The combination of strong equatorial sun and thinner air makes sunburn and snowblindness very common. Protect your skin and eyes from the sun. Dehydration predisposes hypothermia and altitude illness. Drink 4 to 6 litres of fluids per day. A diet high in carbohydrates supplemented by other foods will best prepare your body for the challenging alpine environment.
Headache and slight nausea are common effects of altitude for the first night above 4,000 m (13,000 ft).
Dress right, eat right, drink right – These guidelines may save your life. Extremes of heat, cold, wind and sun can adversely affect visitors to Mt. Kenya. Temperatures range from 30°C (90°F) to 15°C (0°F). Hypothermia or exposure is a life threatening lowering of the body core temperature. It can occur in air temperatures as high as 10°C (50°F). UV protection and dark glasses should be carried.
HYPOTHERMIA or EXPOSURE
Signs/symptoms are clumsiness, stumbling apathy, lethargy, loss of enthusiasm and thinking ability, disorientation and unconsciousness.

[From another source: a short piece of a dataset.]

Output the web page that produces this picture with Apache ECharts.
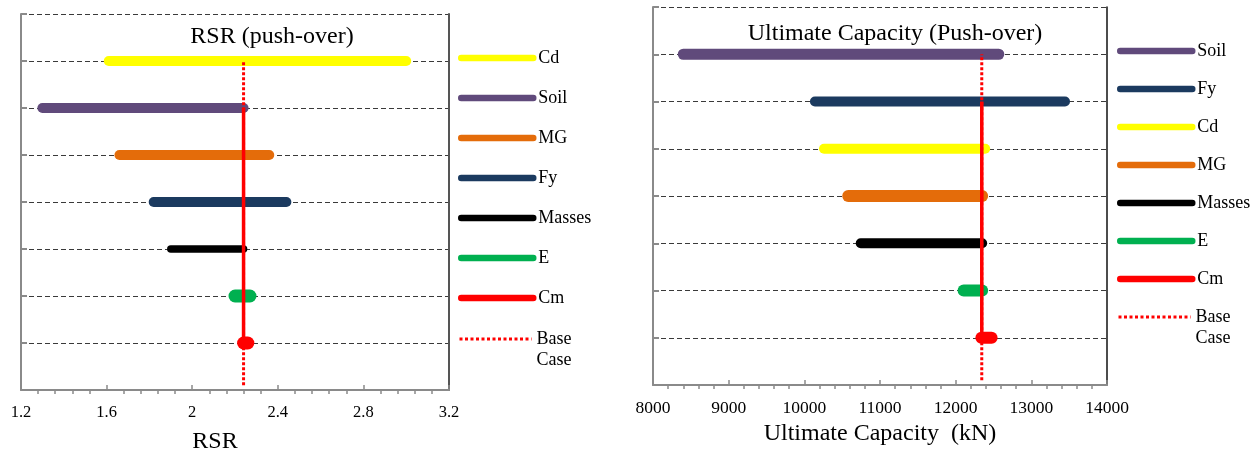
<!DOCTYPE html>
<html>
<head>
<meta charset="utf-8">
<title>RSR and Ultimate Capacity sensitivity</title>
<script src="https://cdn.jsdelivr.net/npm/echarts@6/dist/echarts.min.js"></script>
<style>
  html, body { margin: 0; padding: 0; background: #ffffff; }
  #chart { width: 1250px; height: 452px; }
</style>
</head>
<body>
<div id="chart"></div>
<script>
// ---- RSR (push-over): parameter ranges, top row first ----
const rsrCategories = ['Cd', 'Soil', 'MG', 'Fy', 'Masses', 'E', 'Cm'];
const rsrLow  = [1.61, 1.30, 1.66, 1.82, 1.90, 2.20, 2.24];
const rsrHigh = [3.00, 2.24, 2.36, 2.44, 2.24, 2.27, 2.26];
const rsrBase = 2.24;

// ---- Ultimate capacity (push-over), kN ----
const capCategories = ['Soil', 'Fy', 'Cd', 'MG', 'Masses', 'E', 'Cm'];
const capLow  = [8400, 10140, 10260, 10580, 10745, 12105, 12340];
const capHigh = [12570, 13445, 12390, 12350, 12350, 12350, 12475];
const capBase = 12345;

// ---- styling ----
const FONT = "'Liberation Serif', 'Times New Roman', serif";
const colors = {
  Cd: '#FFFF00', Soil: '#604A7B', MG: '#E46C0A', Fy: '#1B3A5F',
  Masses: '#000000', E: '#00B050', Cm: '#FF0000'
};
const rsrWidths = { Cd: 10, Soil: 10, MG: 10, Fy: 10, Masses: 7.5, E: 13, Cm: 13 };
const capWidths = { Soil: 11, Fy: 10, Cd: 10, MG: 12, Masses: 10, E: 12, Cm: 12 };
const AXIS_GRAY = '#8a8a8a';

// one horizontal range line per category, plus the base-case marker lines
function rangeSeries(cats, low, high, base, axisIdx, widths) {
  const list = cats.map((c, i) => {
    const row = cats.length - i;
    return {
      type: 'line', name: c, xAxisIndex: axisIdx, yAxisIndex: axisIdx,
      data: [[low[i], row], [high[i], row]],
      symbol: 'none', silent: true, z: 3,
      itemStyle: { color: colors[c] },
      lineStyle: { color: colors[c], width: widths[c], cap: 'round' }
    };
  });
  list.push({
    type: 'line', name: 'Base Case', xAxisIndex: axisIdx, yAxisIndex: axisIdx,
    data: [[base, 0.1], [base, cats.length]],
    symbol: 'none', silent: true, z: 5,
    itemStyle: { color: '#FF0000' },
    lineStyle: { color: '#FF0000', width: 3, type: [3, 2] }
  });
  list.push({
    type: 'line', name: 'Base span', xAxisIndex: axisIdx, yAxisIndex: axisIdx,
    data: [[base, 1], [base, cats.length - 1]],
    symbol: 'none', silent: true, z: 6,
    itemStyle: { color: '#FF0000' },
    lineStyle: { color: '#FF0000', width: 3.5 }
  });
  return list;
}

function mainX(gridIndex, min, max, interval, labelSize, margin, name, nameGap, namePad) {
  return {
    type: 'value', gridIndex, min, max, interval, position: 'bottom',
    axisLine: { show: true, lineStyle: { color: AXIS_GRAY, width: 2 } },
    axisTick: { show: true, inside: true, length: 5, lineStyle: { color: AXIS_GRAY, width: 1.5 } },
    minorTick: { show: false },
    splitLine: { show: false },
    axisLabel: { color: '#000', fontFamily: FONT, fontSize: labelSize, margin,
                 formatter: v => String(v) },
    name, nameLocation: 'middle', nameGap,
    nameTextStyle: { color: '#000', fontFamily: FONT, fontSize: 24, padding: namePad }
  };
}
function minorX(gridIndex, min, max, interval) {
  return {
    type: 'value', gridIndex, min, max, interval, position: 'bottom',
    axisLine: { show: false }, axisLabel: { show: false },
    axisTick: { show: false, inside: false },
    minorTick: { show: true, splitNumber: 5, length: 4, lineStyle: { color: AXIS_GRAY, width: 1.5 } },
    splitLine: { show: false }
  };
}
function mainY(gridIndex) {
  return {
    type: 'value', gridIndex, min: 0, max: 8, interval: 1, position: 'left',
    axisLine: { show: true, lineStyle: { color: AXIS_GRAY, width: 2 } },
    axisTick: { show: true, inside: true, length: 6, lineStyle: { color: AXIS_GRAY, width: 2 } },
    axisLabel: { show: false },
    splitLine: { show: true, lineStyle: { color: '#3a3a3a', width: 1, type: [5, 3] } }
  };
}
function borderY(gridIndex, color, width) {
  return {
    type: 'value', gridIndex, min: 0, max: 8, interval: 1, position: 'right',
    axisLine: { show: true, lineStyle: { color, width } },
    axisTick: { show: false }, axisLabel: { show: false }, splitLine: { show: false }
  };
}

function legends(cats, left, top, gap, baseTop) {
  return [
    {
      data: cats.map(c => ({ name: c })),
      orient: 'vertical', left, top, itemGap: gap, padding: 0,
      itemWidth: 72, itemHeight: 18, selectedMode: false,
      itemStyle: { opacity: 0 },
      lineStyle: { width: 6.5, cap: 'round' },
      textStyle: { color: '#000', fontFamily: FONT, fontSize: 18, lineHeight: 18 }
    },
    {
      data: [{ name: 'Base Case' }],
      orient: 'vertical', left, top: baseTop, padding: 0,
      itemWidth: 72, itemHeight: 18, selectedMode: false,
      itemStyle: { opacity: 0 },
      lineStyle: { width: 3, type: [3, 2.5], cap: 'butt' },
      // blank first line keeps "Base" level with the dotted icon
      formatter: () => '\nBase\nCase',
      textStyle: { color: '#000', fontFamily: FONT, fontSize: 18, lineHeight: 21 }
    }
  ];
}

const chart = echarts.init(document.getElementById('chart'), null, { renderer: 'canvas' });
chart.setOption({
  backgroundColor: '#ffffff',
  animation: false,
  grid: [
    { left: 21, right: 801, top: 14, bottom: 62, outerBoundsMode: 'none' },
    { left: 653, right: 143, top: 7, bottom: 67, outerBoundsMode: 'none' }
  ],
  xAxis: [
    mainX(0, 1.2, 3.2, 0.4, 16.5, 14, 'RSR', 40, [0, 40, 0, 0]),
    minorX(0, 1.2, 3.2, 0.4),
    mainX(1, 8000, 14000, 1000, 17.5, 14, 'Ultimate Capacity  (kN)', 26, 0),
    minorX(1, 8000, 14000, 1000)
  ],
  yAxis: [
    mainY(0), borderY(0, '#555555', 2),
    mainY(1), borderY(1, '#111111', 1.5)
  ],
  legend: [
    ...legends(rsrCategories, 458, 49, 22, 307.5),
    ...legends(capCategories, 1117, 42, 20, 285.5)
  ],
  graphic: [
    { type: 'text', x: 272, y: 37, silent: true,
      style: { text: 'RSR (push-over)', font: '24px ' + FONT, fill: '#000',
               textAlign: 'center', textVerticalAlign: 'middle' } },
    { type: 'text', x: 895, y: 34, silent: true,
      style: { text: 'Ultimate Capacity (Push-over)', font: '24px ' + FONT, fill: '#000',
               textAlign: 'center', textVerticalAlign: 'middle' } }
  ],
  series: [
    ...rangeSeries(rsrCategories, rsrLow, rsrHigh, rsrBase, 0, rsrWidths),
    ...rangeSeries(capCategories, capLow, capHigh, capBase, 2, capWidths)
  ]
});
</script>
</body>
</html>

Treatment requires early recognition and aggressive steps to warm the hypothermic person. Find shelter. Remove wet clothing. Create a warm and dry environment for the victim. Put the victim in a sleeping bag with one or two other people stripped to their underclothes. If the casualty is able, drinking warm, high caloric fluids like cocoa will help. The recovering hypothermic person will need rest and should be taken off the mountain. (see below)
The combination of strong equatorial sun and thin air makes sunburn and snowblindness very common. Protect your skin and eyes from the sun. Dehydration predisposes hypothermia and altitude illness. Drink 4 to 6 litres of fluid per day. A diet high in carbohydrates supplemented by other foods will best prepare your body for the challenging alpine environment
Above 3,000 m, very few visitors avoid altitude sickness completely. Visits are much more enjoyable if you allow two nights either at the road heads at 3,000 m, or at the higher huts at around 4,000 m. before proceeding higher. On the first day, hiking from the park gates to the road-heads is strongly recommended. Increase fluid intake to 4 to 6 litres per day, avoid extreme physical exertion and eat a light diet high in carbohydrates. Take the symptoms seriously. Rest and acclimatise if AMS is suspected. Immediately report to the rescue ranger station and descend if High Altitude Pulmonary Edema or High Altitude Cerebral Edema is suspected.
At high altitudes, the available amount of oxygen decreases dramatically. This can result in medical situations that must be of concern to every visitor. These range from Acute Mountain Sickness, with various degrees of discomfort, to High Altitude Pulmonary Edema and Cerebral Edema, both of which can be fatal. Because cases can progress rapidly fram mild to severe, recognition of symptoms is essential.
Acute Mountain Sickness (AMS)
Signs/symptoms: Headache, nausea, fatigue, malaise, loss of appetite and difficulty sleeping.
Treatment: Slow down, stay in camp, drink plenty of fluids and rest while the body adjusts to the altitude. If symptoms persist after 48 hours, descend.
High Altitude Pulmonary Edema (HAPE)
Signs/symptoms: Shortness of breath during exercise progressing to shortness of breath at rest, a dry cough deteriorating to a frothy sputum, audible gurgling (rales) from the chest area, increased heart and breathing rate.
Treatment: Immediately descend and seek medical attention. Descent is the only treatment as High Altitude Pulmonary Edema does not improve with rest at altitude. Symptoms can progress quickly to a point where the victim cannot walk.
High Altitude Cerebral Edema (HACE)
Signs/symptoms: Symptoms of Acute Mountain Sickness that progress to severe headache, loss of co-ordination, slurred speech, irrational behaviour, then coma.
Treatment: Same as High Altitude Pulmonary Edema: descend.
Some climbers find that certain drugs can help prevent or reduce AMS symptoms, but these drugs should never be used to treat AMS/HAPE/HACE. Consult your doctor before going to the mountain.
In case of an emergency (a severe injury or illness where outside help is needed) we contact a KWS official immediately. The Ranger Station the head of the Teleki Valley and Austrian Hut are permanently manned as is the Met Station and the Naro Moru, Sirimon and Chogoria Gates. All have radios. We may also be assisted at Mackinder’s Hut in the Teleki Valley and Shiptons Hut in the Mackinders Valley. We write down all the information on the victim’s condition and location. We also mark the victim’s position on the map. We are familiar with the nearest source of help while on the mountain.